**GIVEN INSTRUCTION:**
Reproduce all of the data below without alteration; exclude every picture.

**DATA BLOCK:**
++++

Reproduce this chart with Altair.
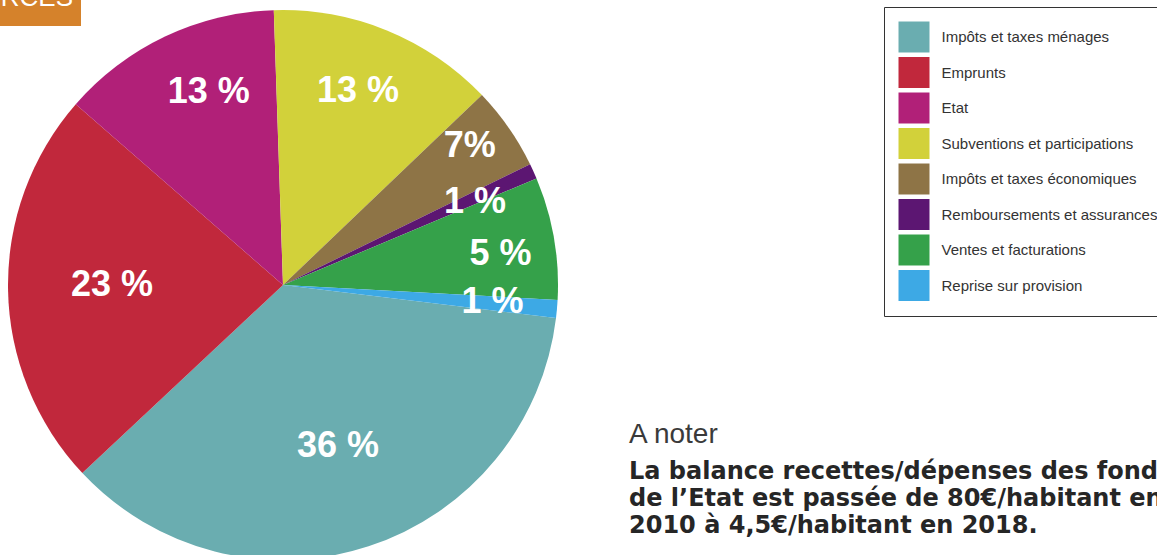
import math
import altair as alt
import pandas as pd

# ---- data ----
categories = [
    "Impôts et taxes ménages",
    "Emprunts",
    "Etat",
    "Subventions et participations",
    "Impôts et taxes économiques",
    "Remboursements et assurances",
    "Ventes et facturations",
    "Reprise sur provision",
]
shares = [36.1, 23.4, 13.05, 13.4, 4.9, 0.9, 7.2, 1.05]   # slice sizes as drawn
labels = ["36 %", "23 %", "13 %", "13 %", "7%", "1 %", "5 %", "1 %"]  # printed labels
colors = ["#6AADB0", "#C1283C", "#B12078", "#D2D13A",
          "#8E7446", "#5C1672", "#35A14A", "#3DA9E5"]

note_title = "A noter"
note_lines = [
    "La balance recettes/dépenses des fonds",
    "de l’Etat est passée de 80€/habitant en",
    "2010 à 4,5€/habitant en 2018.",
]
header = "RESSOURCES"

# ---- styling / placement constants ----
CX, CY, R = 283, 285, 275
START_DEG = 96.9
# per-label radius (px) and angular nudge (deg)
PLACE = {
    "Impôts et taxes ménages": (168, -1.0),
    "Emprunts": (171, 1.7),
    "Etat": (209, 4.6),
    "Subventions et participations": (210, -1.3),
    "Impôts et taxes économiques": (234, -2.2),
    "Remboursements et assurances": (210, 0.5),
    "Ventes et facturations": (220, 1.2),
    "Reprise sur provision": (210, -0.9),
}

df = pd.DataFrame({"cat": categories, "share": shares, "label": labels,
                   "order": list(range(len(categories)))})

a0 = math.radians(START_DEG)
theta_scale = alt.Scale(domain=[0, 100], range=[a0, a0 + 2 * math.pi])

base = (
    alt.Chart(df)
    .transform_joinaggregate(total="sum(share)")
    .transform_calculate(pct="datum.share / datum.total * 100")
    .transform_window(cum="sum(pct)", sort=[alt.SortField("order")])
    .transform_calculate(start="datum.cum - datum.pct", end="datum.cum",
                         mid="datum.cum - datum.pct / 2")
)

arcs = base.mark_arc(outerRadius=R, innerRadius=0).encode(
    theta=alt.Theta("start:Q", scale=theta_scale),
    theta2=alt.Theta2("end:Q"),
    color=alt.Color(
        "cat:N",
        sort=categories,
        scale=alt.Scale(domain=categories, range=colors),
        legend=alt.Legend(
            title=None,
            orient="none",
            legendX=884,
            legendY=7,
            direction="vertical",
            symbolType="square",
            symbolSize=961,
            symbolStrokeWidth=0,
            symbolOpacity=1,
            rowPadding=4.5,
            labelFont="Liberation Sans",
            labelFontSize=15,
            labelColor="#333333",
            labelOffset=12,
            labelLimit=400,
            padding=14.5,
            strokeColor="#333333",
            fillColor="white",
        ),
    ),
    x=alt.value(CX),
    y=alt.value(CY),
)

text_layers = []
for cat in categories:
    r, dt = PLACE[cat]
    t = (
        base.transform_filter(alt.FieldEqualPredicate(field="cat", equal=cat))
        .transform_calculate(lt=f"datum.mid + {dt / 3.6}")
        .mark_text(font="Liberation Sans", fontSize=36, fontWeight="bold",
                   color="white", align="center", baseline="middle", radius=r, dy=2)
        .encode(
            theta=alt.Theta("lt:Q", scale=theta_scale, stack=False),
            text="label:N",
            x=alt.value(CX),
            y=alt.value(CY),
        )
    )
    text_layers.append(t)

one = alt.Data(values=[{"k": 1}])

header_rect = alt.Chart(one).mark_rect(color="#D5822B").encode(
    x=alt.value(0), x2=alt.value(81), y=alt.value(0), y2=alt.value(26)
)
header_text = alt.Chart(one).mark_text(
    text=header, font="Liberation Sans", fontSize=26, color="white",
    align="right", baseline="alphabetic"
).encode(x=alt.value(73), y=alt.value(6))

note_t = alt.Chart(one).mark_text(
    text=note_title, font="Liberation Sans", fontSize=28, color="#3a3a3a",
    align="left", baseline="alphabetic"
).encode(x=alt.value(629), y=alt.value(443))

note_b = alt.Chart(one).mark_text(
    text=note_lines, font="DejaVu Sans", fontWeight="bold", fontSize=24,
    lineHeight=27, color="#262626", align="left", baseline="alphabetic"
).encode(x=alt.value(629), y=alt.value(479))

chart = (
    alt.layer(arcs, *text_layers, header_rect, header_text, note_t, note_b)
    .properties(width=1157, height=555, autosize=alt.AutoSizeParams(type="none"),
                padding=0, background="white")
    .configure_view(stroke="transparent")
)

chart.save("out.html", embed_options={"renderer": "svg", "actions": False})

++++

**TASK RESPONSE:**
Reproduce this chart with Altair.
import math
import altair as alt
import pandas as pd

# ---- data ----
categories = [
    "Impôts et taxes ménages",
    "Emprunts",
    "Etat",
    "Subventions et participations",
    "Impôts et taxes économiques",
    "Remboursements et assurances",
    "Ventes et facturations",
    "Reprise sur provision",
]
shares = [36.1, 23.4, 13.05, 13.4, 4.9, 0.9, 7.2, 1.05]   # slice sizes as drawn
labels = ["36 %", "23 %", "13 %", "13 %", "7%", "1 %", "5 %", "1 %"]  # printed labels
colors = ["#6AADB0", "#C1283C", "#B12078", "#D2D13A",
          "#8E7446", "#5C1672", "#35A14A", "#3DA9E5"]

note_title = "A noter"
note_lines = [
    "La balance recettes/dépenses des fonds",
    "de l’Etat est passée de 80€/habitant en",
    "2010 à 4,5€/habitant en 2018.",
]
header = "RESSOURCES"

# ---- styling / placement constants ----
CX, CY, R = 283, 285, 275
START_DEG = 96.9
# per-label radius (px) and angular nudge (deg)
PLACE = {
    "Impôts et taxes ménages": (168, -1.0),
    "Emprunts": (171, 1.7),
    "Etat": (209, 4.6),
    "Subventions et participations": (210, -1.3),
    "Impôts et taxes économiques": (234, -2.2),
    "Remboursements et assurances": (210, 0.5),
    "Ventes et facturations": (220, 1.2),
    "Reprise sur provision": (210, -0.9),
}

df = pd.DataFrame({"cat": categories, "share": shares, "label": labels,
                   "order": list(range(len(categories)))})

a0 = math.radians(START_DEG)
theta_scale = alt.Scale(domain=[0, 100], range=[a0, a0 + 2 * math.pi])

base = (
    alt.Chart(df)
    .transform_joinaggregate(total="sum(share)")
    .transform_calculate(pct="datum.share / datum.total * 100")
    .transform_window(cum="sum(pct)", sort=[alt.SortField("order")])
    .transform_calculate(start="datum.cum - datum.pct", end="datum.cum",
                         mid="datum.cum - datum.pct / 2")
)

arcs = base.mark_arc(outerRadius=R, innerRadius=0).encode(
    theta=alt.Theta("start:Q", scale=theta_scale),
    theta2=alt.Theta2("end:Q"),
    color=alt.Color(
        "cat:N",
        sort=categories,
        scale=alt.Scale(domain=categories, range=colors),
        legend=alt.Legend(
            title=None,
            orient="none",
            legendX=884,
            legendY=7,
            direction="vertical",
            symbolType="square",
            symbolSize=961,
            symbolStrokeWidth=0,
            symbolOpacity=1,
            rowPadding=4.5,
            labelFont="Liberation Sans",
            labelFontSize=15,
            labelColor="#333333",
            labelOffset=12,
            labelLimit=400,
            padding=14.5,
            strokeColor="#333333",
            fillColor="white",
        ),
    ),
    x=alt.value(CX),
    y=alt.value(CY),
)

text_layers = []
for cat in categories:
    r, dt = PLACE[cat]
    t = (
        base.transform_filter(alt.FieldEqualPredicate(field="cat", equal=cat))
        .transform_calculate(lt=f"datum.mid + {dt / 3.6}")
        .mark_text(font="Liberation Sans", fontSize=36, fontWeight="bold",
                   color="white", align="center", baseline="middle", radius=r, dy=2)
        .encode(
            theta=alt.Theta("lt:Q", scale=theta_scale, stack=False),
            text="label:N",
            x=alt.value(CX),
            y=alt.value(CY),
        )
    )
    text_layers.append(t)

one = alt.Data(values=[{"k": 1}])

header_rect = alt.Chart(one).mark_rect(color="#D5822B").encode(
    x=alt.value(0), x2=alt.value(81), y=alt.value(0), y2=alt.value(26)
)
header_text = alt.Chart(one).mark_text(
    text=header, font="Liberation Sans", fontSize=26, color="white",
    align="right", baseline="alphabetic"
).encode(x=alt.value(73), y=alt.value(6))

note_t = alt.Chart(one).mark_text(
    text=note_title, font="Liberation Sans", fontSize=28, color="#3a3a3a",
    align="left", baseline="alphabetic"
).encode(x=alt.value(629), y=alt.value(443))

note_b = alt.Chart(one).mark_text(
    text=note_lines, font="DejaVu Sans", fontWeight="bold", fontSize=24,
    lineHeight=27, color="#262626", align="left", baseline="alphabetic"
).encode(x=alt.value(629), y=alt.value(479))

chart = (
    alt.layer(arcs, *text_layers, header_rect, header_text, note_t, note_b)
    .properties(width=1157, height=555, autosize=alt.AutoSizeParams(type="none"),
                padding=0, background="white")
    .configure_view(stroke="transparent")
)

chart.save("out.html", embed_options={"renderer": "svg", "actions": False})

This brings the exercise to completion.